The seminars were organized by Nelson, Congressman Pete McCloskey and activist Denis Hayes. Yet the group quickly realized there was potential to expand the appeal of the event beyond student communities.
About 20 million Americans across age and political spectrums, vocations and socioeconomic groups participated in the newly renamed Earth Day protests, which received national media attention and support.
The Earth Day protests have had a lasting impact on American politics. The US Environmental Protection Agency was created in late 1970 and a series of laws were passed to help protect the environment. The Clean Air Act, the Occupational Safety and Health Act and the National Environmental Education Act were among them.
Other laws to protect water quality, endangered species, and the use of dangerous chemicals and pesticides were quickly introduced.
In 1990, Earth Day expanded outside of the United States. Two hundred million people from 141 nations came together that year to promote recycling around the world, setting the stage for the United Nations Conference on Environment and Development in Rio de Janeiro, Brazil, in 1992 .
Recognized by the UN
The United Nations Convention on Climate Change and the United Nations Convention on Biological Diversity, as well as the Commission on Sustainable Development responsible for monitoring and reporting on the implementation of the Earth Summit agreements have been formed to following this “Earth Summit”.

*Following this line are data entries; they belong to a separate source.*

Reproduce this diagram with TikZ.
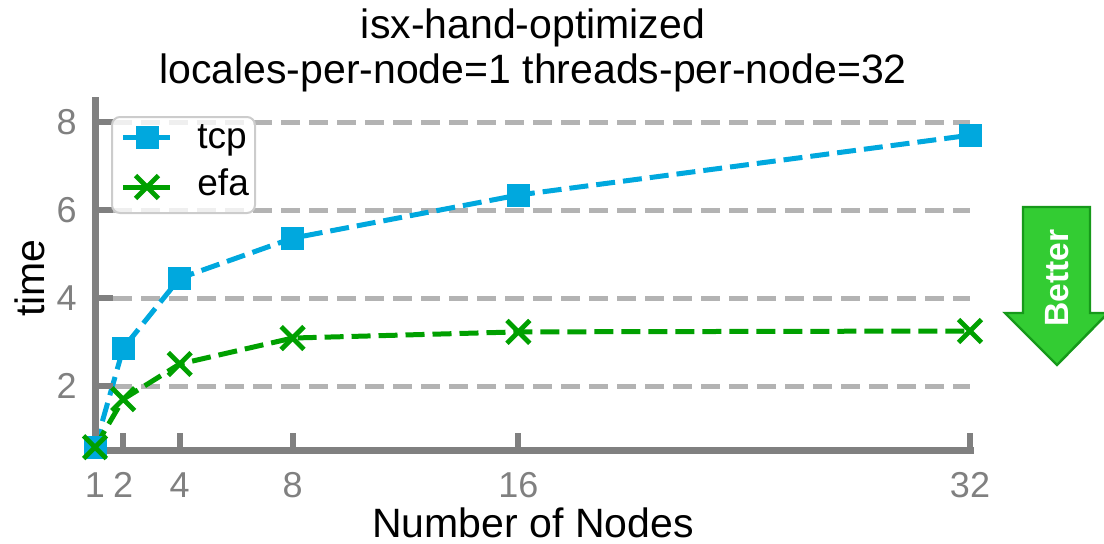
\documentclass[tikz,border=0pt]{standalone}
\usepackage{fontspec}
\setmainfont{Liberation Sans}
\usetikzlibrary{shapes.misc,backgrounds}
\definecolor{tcpblue}{HTML}{00A8DE}
\definecolor{efagreen}{HTML}{00A000}
\definecolor{gridgray}{HTML}{B3B3B3}
\definecolor{axisgray}{HTML}{808080}
\definecolor{bettergreen}{HTML}{33CC33}
\definecolor{betterline}{HTML}{16991A}
\tikzset{
  gridline/.style={draw=gridgray, line width=2.5pt, dash pattern=on 9.5pt off 4.5pt},
  spine/.style={draw=axisgray, line width=3.5pt, line cap=rect},
  tickmark/.style={draw=axisgray, line width=3pt},
  ticklabel/.style={text=axisgray, font=\fontsize{18}{20}\selectfont, inner sep=0pt},
  tcpmark/.style={rectangle, fill=tcpblue, minimum size=11.5pt, inner sep=0pt},
  efamark/.style={cross out, draw=efagreen, line width=2.4pt, minimum size=9pt, inner sep=0pt},
  tcpline/.style={draw=tcpblue, line width=2.5pt, dash pattern=on 9.5pt off 4pt},
  efaline/.style={draw=efagreen, line width=2.5pt, dash pattern=on 9.5pt off 4pt},
}
\begin{document}
\begin{tikzpicture}[x=0.5pt, y=0.5pt]
\useasboundingbox (0,0) rectangle (1104,543);
% title and axis labels
\node[anchor=base, font=\fontsize{20.5}{24}\selectfont] (title1) at (533,505) {isx-hand-optimized};
\node[anchor=base, font=\fontsize{20.5}{24}\selectfont] (title2) at (533,460) {locales-per-node=1 threads-per-node=32};
\node[anchor=base, font=\fontsize{20.5}{24}\selectfont] (xlabel) at (533,6) {Number of Nodes};
\node[rotate=90, inner sep=0pt, font=\fontsize{20.5}{24}\selectfont] (ylabel) at (30,265) {time};
% data area
\begin{scope}[shift={(33.39pt,34.5pt)}, x=14.113pt, y=22pt]
\begin{scope}[on background layer]
\foreach \v in {2,4,6,8}
  \draw[gridline] (1.64,\v) -- (32,\v);
\end{scope}
\draw[spine] (1,8.5) -- (1,0.53) -- (32,0.53);
\foreach \n in {1,2,4,8,16,32} {
  \draw[tickmark] (\n,0.53) -- (\n,0.94);
  \node[ticklabel] (xt\n) at (\n,-0.25) {\n};
}
\foreach \v in {2,4,6,8} {
  \draw[tickmark] (1,\v) -- (1.64,\v);
  \node[ticklabel, anchor=east] (yt\v) at (0.36,\v) {\v};
}
% tcp
\node[tcpmark] (tcp1) at (1,0.61){};
\node[tcpmark] (tcp2) at (2,2.86){};
\node[tcpmark] (tcp4) at (4,4.45){};
\node[tcpmark] (tcp8) at (8,5.36){};
\node[tcpmark] (tcp16) at (16,6.34){};
\node[tcpmark] (tcp32) at (32,7.7){};
% efa
\node[efamark] (efa1) at (1,0.61){};
\node[efamark] (efa2) at (2,1.7){};
\node[efamark] (efa4) at (4,2.5){};
\node[efamark] (efa8) at (8,3.09){};
\node[efamark] (efa16) at (16,3.23){};
\node[efamark] (efa32) at (32,3.25){};
\begin{scope}[on background layer]
\draw[tcpline] (tcp1.center) -- (tcp2.center) -- (tcp4.center) -- (tcp8.center) -- (tcp16.center) -- (tcp32.center);
\draw[efaline] (efa1.center) -- (efa2.center) -- (efa4.center) -- (efa8.center) -- (efa16.center) -- (efa32.center);
\end{scope}
\end{scope}
% legend
\draw[draw=gray!40, line width=1pt, fill=white, fill opacity=0.8, rounded corners=4pt] (112,330) rectangle (255,426);
\coordinate (tcpa) at (123,406);
\coordinate (tcpb) at (170,406);
\draw[draw=tcpblue, line width=2.5pt] (tcpa) -- (tcpb);
\node[tcpmark] (tcpkey) at (147,406){};
\node[anchor=base west, inner sep=0pt, font=\fontsize{18.5}{22}\selectfont] (tcptext) at (197,395) {tcp};
\coordinate (efaa) at (123,356);
\coordinate (efab) at (170,356);
\draw[draw=efagreen, line width=2.5pt] (efaa) -- (efab);
\node[efamark] (efakey) at (147,356){};
\node[anchor=base west, inner sep=0pt, font=\fontsize{18.5}{22}\selectfont] (efatext) at (197,348) {efa};
% better arrow
\draw[fill=bettergreen, draw=betterline, line width=1.2pt] (1023,336) -- (1090,336) -- (1090,230) -- (1108,230) -- (1057,178) -- (1005,230) -- (1023,230) -- cycle;
\node[rotate=90, text=white, font=\bfseries\fontsize{16.8}{20}\selectfont] (better) at (1057,265) {Better};
\end{tikzpicture}
\end{document}
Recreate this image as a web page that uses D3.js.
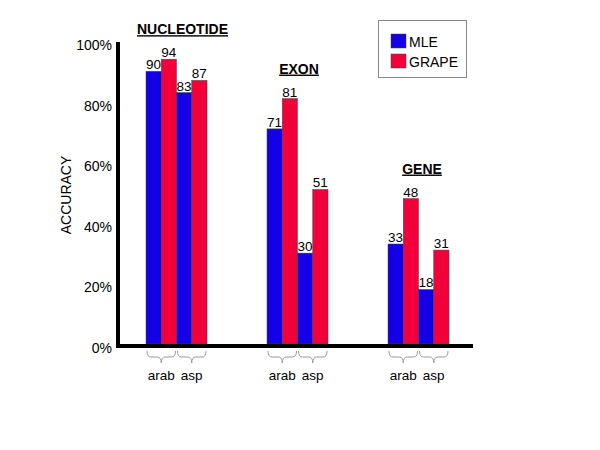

Denis Hayes and the Earth Day organization have turned their attention to the growing realities of impending climate catastrophe as the millennium approaches, warning world leaders that immediate action is needed to combat global warming.
It’s a message that still rings true today. According to the latest study by the Intergovernmental Panel on Climate Change, unless faster action is taken to reduce greenhouse gas emissions, the globe will warm by 3.2°C above pre-industrial levels. This degree of warming would destroy the world and all life in it, including humans.
Earth Day has grown into a global movement, raising awareness of environmental concerns and providing a platform for individuals to become active in the fight against climate change. It may be the difference between life and death for us.